The London-based four piece’s fourth full-length record, Life Cinema opens with about two seconds of what for another band would be a breakdown or a wild finale, the drums rolling and clattering and the guitars picked rapidly, then about two seconds of what could be an anthemic rock song. Those two figures repeat for about fifteen seconds of alternating tension and partial release, then the beat slows down. The verses lurch along swinging and staggering like a drunk stumbling along friendly for now but who might take get up in your face at any minute. The talk-singing punctuated by shouts adds to that sense of simmering danger. There’s a discordant almost-melody to it that is catchy but definitely not pretty, then building to an ending that shrieks a simple phrase like a police siren. The track’s called Smile and it’s disquieting in the way that being ordered to smile is.

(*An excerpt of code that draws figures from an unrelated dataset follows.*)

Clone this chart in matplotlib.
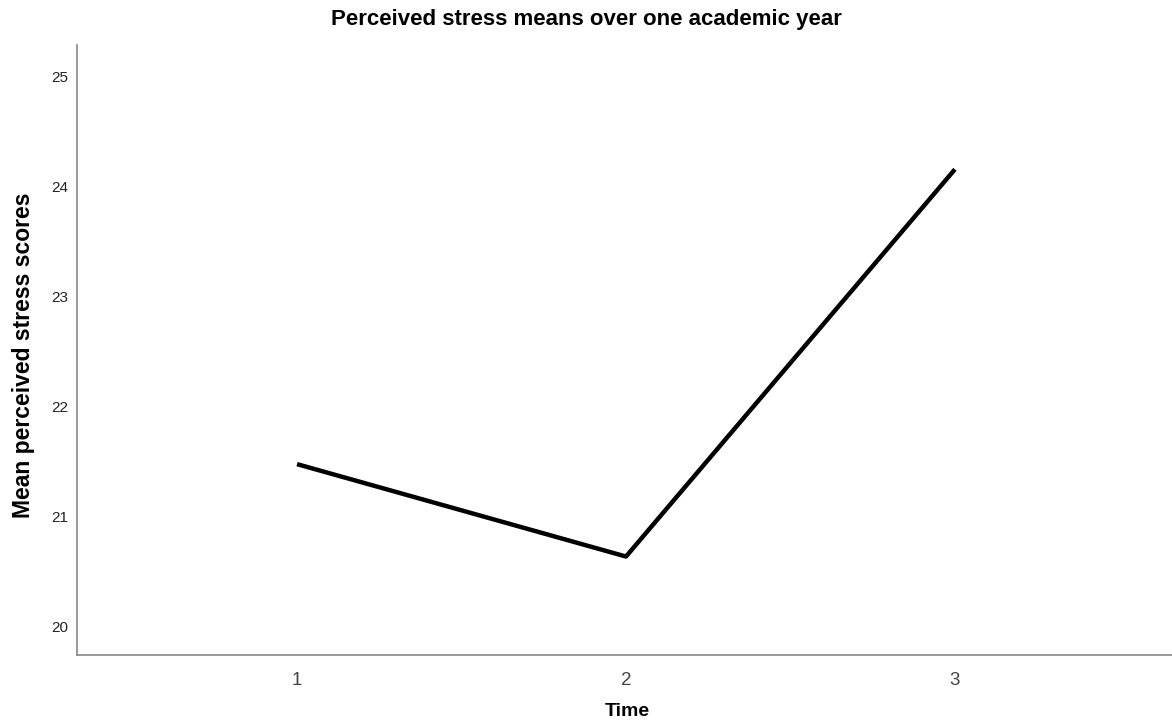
import matplotlib
matplotlib.use("Agg")
import matplotlib.pyplot as plt

# medias de estres percibido en tres momentos
tiempos = [1, 2, 3]
medias = [21.48, 20.64, 24.16]
yticks = [20, 21, 22, 23, 24, 25]

plt.rcParams["font.family"] = ["Liberation Sans", "DejaVu Sans"]

W, H = 1172, 722
fig = plt.figure(figsize=(W/100, H/100), dpi=100)
ax = fig.add_axes([77/W, 67/H, 1 - 77/W, (655-45)/H])

ax.plot(tiempos, medias, color="black", linewidth=3.2, solid_capstyle="butt")

ax.set_xlim(0.331, 3.66)
ax.set_ylim(19.745, 25.29)
ax.set_xticks(tiempos)
ax.set_yticks(yticks)
ax.tick_params(axis="x", length=0, labelsize=13.5, labelcolor="#444444", pad=12)
ax.tick_params(axis="y", length=0, labelsize=11, labelcolor="#222222", pad=6)

for s in ["top", "right"]:
    ax.spines[s].set_visible(False)
for s in ["left", "bottom"]:
    ax.spines[s].set_color("#888888")
    ax.spines[s].set_linewidth(1.2)

# titulos puestos a mano para que caigan donde en la original
fig.text(0.5, 1 - 20/H, "Perceived stress means over one academic year",
         fontsize=16, fontweight="bold", ha="center", va="center")
fig.text(627/W, 1 - 711/H, "Time", fontsize=14, fontweight="bold",
         ha="center", va="center")
fig.text(24/W, 1 - 355/H, "Mean perceived stress scores", fontsize=16.5,
         fontweight="bold", ha="center", va="center", rotation=90)

fig.savefig("out.png", dpi=100)
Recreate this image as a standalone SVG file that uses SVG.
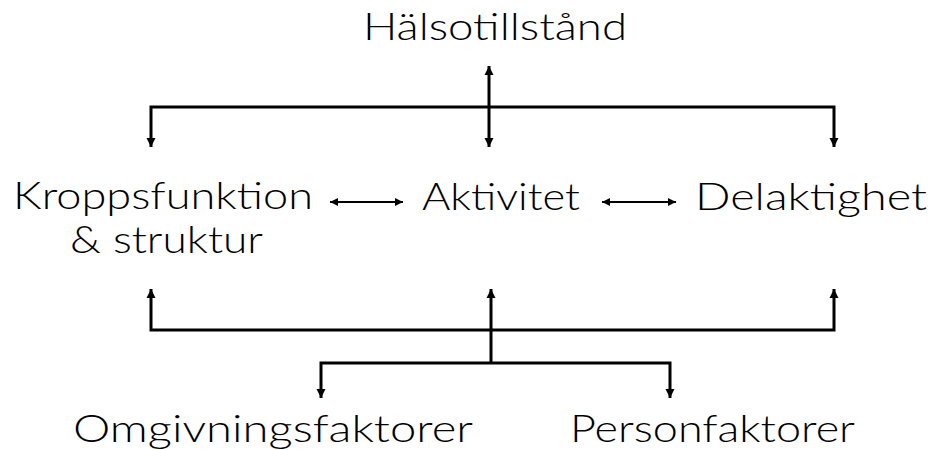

The rest of the album continues being both confrontational but catchy in a fucked up way. Some of the songs speed up and put the band’s punk roots more front and center. Man Act for instance opens with a fast, simple, and frankly ugly riff that would fit well in the faster parts of a METZ set list, the drums and bass join in fast and the vocals are shout-sung in a relative monotone about the limited emotional pallet available to men. Other songs slow down just a little and present jarring near melodies that become catchy with repetition. Those songs sound like they could become rock anthems or pop songs but they always go somewhere unexpected and much harsher. A large part of It’s Ordinary, for instance, consists of two harsh dissonant chords rung out then cut off, with the drums thumping beneath it all like a frightened animal’s heartbeat. Through it all, the vocals almost sound like the singer’s mumbling to himself, mouthing repetitive phrases obsessively. It sounds a bit like you’re intruding on something. The tension builds over the course of the track and never really releases, it mostly just stops for a moment at the end, before the next unrelenting track kicks in.

USA Nails can play fast with the best of hardcore bands but the tracks that slow down are especially powerful on this record because they’re more unpredictable and unsettling. It’s like someone with a warped sense of beauty tried to make something genuinely pretty but landed on disturbing, like some outsider art. The lyrics have an outsider quality as well, conjuring up thoughts of dissociation, walking around just going through the motions. The final track, Life Cinema Reprise closes the album by turning the volume down and dissociation way, way up, emotionless muttering over music that sounds like the soundtrack to a video game from the 80s.

Life Cinema is clearly a record by a band who could easily write a hook-laden rock album if they wanted to, but instead they’ve opted for something much more confrontational and risky and compelling. It’s a weird sort of confrontational, starting the kinds of confrontations only weirdoes can have. It’s not at all macho, it’s more like someone who isn’t fully socialized and who crashes right through social conventions, like a stranger on public transit who aggressively refuse to interact with you yet also is very much up in your space - like they’re trying to keep you at arm’s length but also trying to walk straight through you like you’re not even there.

Life Cinema makes for powerful listening. I’m not sure if I would say this is the best noise rock record I’ve heard, but I can’t think of any noise rock records that are better. Listeners newer to the genre may find Life Cinema an acquired taste. Like a lot of things that are acquired tastes, it’s complex in a way that rewards repeated exposure. I’ve listened to it about ten times now and each time I hear something I hadn’t notice before. I recommend it highly. Go get it.

By the way, if you do get it, and you should if your taste in music is any good, be aware that the record has been put out by three different labels, Hex Records in the US, Dipped in Gold Recordings in the UK and Bigoût Records in France. Buy from the label that’s nearest to where you live and you’ll save yourself shipping costs and you’ll be supporting a label near you that is willing to put out creative music like this.